No quiero más guerra
Años atrás, las fisuras que dejaron horripilantes escenas de muerte y desolación en el país se daban porque éramos rojos o azules. Hoy, esas distancias que encienden profundos sentimientos de rencor y venganza se fraguan en la pugna de dos liderazgos: de un presidente y un expresidente. Estoy convencido, porque he tenido la oportunidad de captarlo en diálogos informales con amigos y personas cercanas, que la distancia ahora, más que conceptual, es de imagen, de poder, de lucha por el liderazgo. Cuando pregunto a muchos ciudadanos enardecidos sobre las razones de su disyuntiva por la continuidad de la guerra o la apuesta por la paz, con pocas excepciones, no encuentro argumentos razonables, objetivos y convincentes sobre su decisión. En el fondo no entienden los motivos de su opción; simplemente, repiten, como espejo, el embeleso que les produce el presidente, cuando se manifiesta en una alocución nacional, o el expresidente, cuando trina con tanto poder de convicción en las redes sociales, con posturas que, más que políticas, son politiqueras, rencorosas y revanchistas.
Estamos lejos de la “esencialidad de la política” que busca el bien de la comunidad y tiene por su esencia la paz, a la que se refería Belisario Betancur en su reciente carta dirigida al Directorio Nacional Conservador. Duele que, habiendo evolucionado en tantos aspectos de la vida nacional, seamos todavía prehistóricos, ahondando distancias que ni siquiera comprendemos. Esta confrontación, ajena al sueño de la paz, va a dejar heridas y radicalismos más profundos y dañinos que los que produjo la violencia partidista.

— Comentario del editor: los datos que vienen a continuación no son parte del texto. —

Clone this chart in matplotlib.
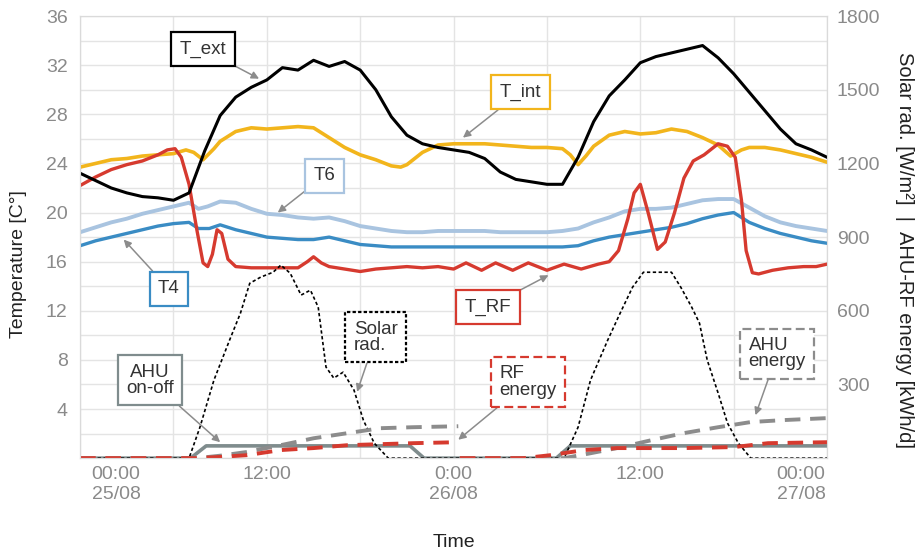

En mucho, el presidente Santos es el protagonista de una coyuntura que se dio en el país, de una taza que tenía que rebosar. A él le tocó este momento histórico. Ese es su mayor mérito. Y eso es lo que respalda y rescata la opinión gruesa de los ciudadanos. Si el concepto sobre el presidente es escandalosamente bajo, no ocurre igual con la esperanza del proceso de paz. Está claro, por las encuestas que se han publicado, que el respaldo no es para la figura presidencial, sino para una coyuntura histórica que se está dando en el país, que no es el fruto de una evolución espontánea, sino la cosecha de una sucesión de esfuerzos, gestada en el año 1982, cuando Belisario Betancur puso la primera gasolina para este sueño.
Han cambiado los modos de financiación de las guerrillas; incluso, es posible que hayan desdibujado sus principios iniciales, pero siguen intactos los motivos que las crearon. Se han envilecido cada vez más las oportunidades del sector campesino; se ha multiplicado exponencialmente la delincuencia común, arraigando tentáculos en la política y el narcotráfico; la minería informal asfixia las condiciones de vida limpia y saludable en el país; las calles están inundadas de desplazados, miseria y trabajo informal; los semáforos son territorios de mendicidad; las grandes empresas direccionan sus enormes ganancias para crecer nacional e internacionalmente, pero no para responder de forma solidaria y justa a los colectivos obreros que las han producido. Se ha desvirtuado el genuino sentido de la política y la administración del Estado. Muchos de nuestros políticos y funcionarios no son corruptos ni defraudan el fisco nacional porque tengan una ética de país, sino porque no han tenido oportunidades para hacerlo. Las razones para la guerra siguen intactas.
Merecemos un nuevo comienzo. La firma del acuerdo con las Farc y el canje de armas por modos de participación democrática son un inicio importante para desvertebrar las atrocidades que nos han llevado a este país de vergonzosas perplejidades.